» **Given exercise**: In your copy, include every line of the listing below exactly but none of the pictures.

» **Dataset extract**:
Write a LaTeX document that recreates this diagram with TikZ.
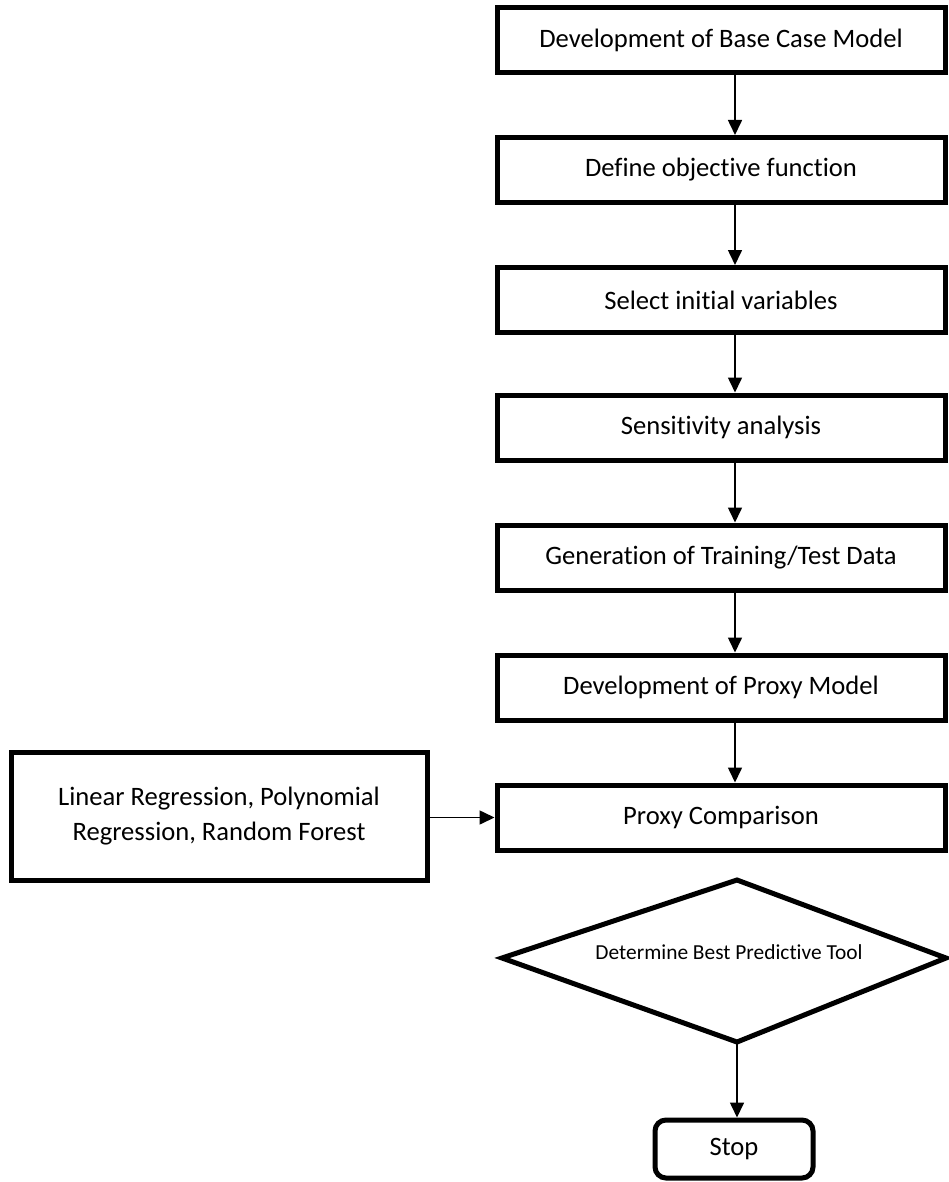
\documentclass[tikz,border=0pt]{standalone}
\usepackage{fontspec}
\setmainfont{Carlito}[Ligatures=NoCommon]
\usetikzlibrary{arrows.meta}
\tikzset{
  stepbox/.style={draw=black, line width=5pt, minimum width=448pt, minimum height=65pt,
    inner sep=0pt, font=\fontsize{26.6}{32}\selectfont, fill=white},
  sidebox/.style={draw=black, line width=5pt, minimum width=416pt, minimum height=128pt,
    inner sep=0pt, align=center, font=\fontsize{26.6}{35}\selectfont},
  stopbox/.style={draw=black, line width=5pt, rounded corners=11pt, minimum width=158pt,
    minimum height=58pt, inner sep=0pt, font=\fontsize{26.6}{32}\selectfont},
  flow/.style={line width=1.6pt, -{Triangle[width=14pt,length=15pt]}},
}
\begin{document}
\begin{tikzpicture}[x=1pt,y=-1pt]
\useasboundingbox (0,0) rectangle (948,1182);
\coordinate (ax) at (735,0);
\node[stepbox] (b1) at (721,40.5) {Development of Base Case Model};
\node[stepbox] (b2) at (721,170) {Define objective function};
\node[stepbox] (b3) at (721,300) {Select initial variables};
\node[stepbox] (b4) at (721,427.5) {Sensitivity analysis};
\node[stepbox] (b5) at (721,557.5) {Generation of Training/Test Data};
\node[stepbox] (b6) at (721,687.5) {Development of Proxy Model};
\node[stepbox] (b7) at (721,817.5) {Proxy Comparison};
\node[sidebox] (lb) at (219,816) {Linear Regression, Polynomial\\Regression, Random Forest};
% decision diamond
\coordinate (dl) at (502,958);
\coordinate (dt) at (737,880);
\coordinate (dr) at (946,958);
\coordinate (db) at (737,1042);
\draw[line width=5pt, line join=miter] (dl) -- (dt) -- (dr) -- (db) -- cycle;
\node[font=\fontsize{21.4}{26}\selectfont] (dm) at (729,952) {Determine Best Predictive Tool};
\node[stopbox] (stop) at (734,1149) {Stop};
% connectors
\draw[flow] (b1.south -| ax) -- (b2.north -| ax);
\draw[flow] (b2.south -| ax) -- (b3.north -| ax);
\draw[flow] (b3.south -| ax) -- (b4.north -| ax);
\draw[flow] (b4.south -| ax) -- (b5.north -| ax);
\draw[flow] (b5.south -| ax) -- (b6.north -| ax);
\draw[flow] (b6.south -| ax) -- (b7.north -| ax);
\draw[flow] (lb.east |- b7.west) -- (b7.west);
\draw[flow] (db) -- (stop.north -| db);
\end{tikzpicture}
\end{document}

» **Finished answer**:
Write a LaTeX document that recreates this diagram with TikZ.
\documentclass[tikz,border=0pt]{standalone}
\usepackage{fontspec}
\setmainfont{Carlito}[Ligatures=NoCommon]
\usetikzlibrary{arrows.meta}
\tikzset{
  stepbox/.style={draw=black, line width=5pt, minimum width=448pt, minimum height=65pt,
    inner sep=0pt, font=\fontsize{26.6}{32}\selectfont, fill=white},
  sidebox/.style={draw=black, line width=5pt, minimum width=416pt, minimum height=128pt,
    inner sep=0pt, align=center, font=\fontsize{26.6}{35}\selectfont},
  stopbox/.style={draw=black, line width=5pt, rounded corners=11pt, minimum width=158pt,
    minimum height=58pt, inner sep=0pt, font=\fontsize{26.6}{32}\selectfont},
  flow/.style={line width=1.6pt, -{Triangle[width=14pt,length=15pt]}},
}
\begin{document}
\begin{tikzpicture}[x=1pt,y=-1pt]
\useasboundingbox (0,0) rectangle (948,1182);
\coordinate (ax) at (735,0);
\node[stepbox] (b1) at (721,40.5) {Development of Base Case Model};
\node[stepbox] (b2) at (721,170) {Define objective function};
\node[stepbox] (b3) at (721,300) {Select initial variables};
\node[stepbox] (b4) at (721,427.5) {Sensitivity analysis};
\node[stepbox] (b5) at (721,557.5) {Generation of Training/Test Data};
\node[stepbox] (b6) at (721,687.5) {Development of Proxy Model};
\node[stepbox] (b7) at (721,817.5) {Proxy Comparison};
\node[sidebox] (lb) at (219,816) {Linear Regression, Polynomial\\Regression, Random Forest};
% decision diamond
\coordinate (dl) at (502,958);
\coordinate (dt) at (737,880);
\coordinate (dr) at (946,958);
\coordinate (db) at (737,1042);
\draw[line width=5pt, line join=miter] (dl) -- (dt) -- (dr) -- (db) -- cycle;
\node[font=\fontsize{21.4}{26}\selectfont] (dm) at (729,952) {Determine Best Predictive Tool};
\node[stopbox] (stop) at (734,1149) {Stop};
% connectors
\draw[flow] (b1.south -| ax) -- (b2.north -| ax);
\draw[flow] (b2.south -| ax) -- (b3.north -| ax);
\draw[flow] (b3.south -| ax) -- (b4.north -| ax);
\draw[flow] (b4.south -| ax) -- (b5.north -| ax);
\draw[flow] (b5.south -| ax) -- (b6.north -| ax);
\draw[flow] (b6.south -| ax) -- (b7.north -| ax);
\draw[flow] (lb.east |- b7.west) -- (b7.west);
\draw[flow] (db) -- (stop.north -| db);
\end{tikzpicture}
\end{document}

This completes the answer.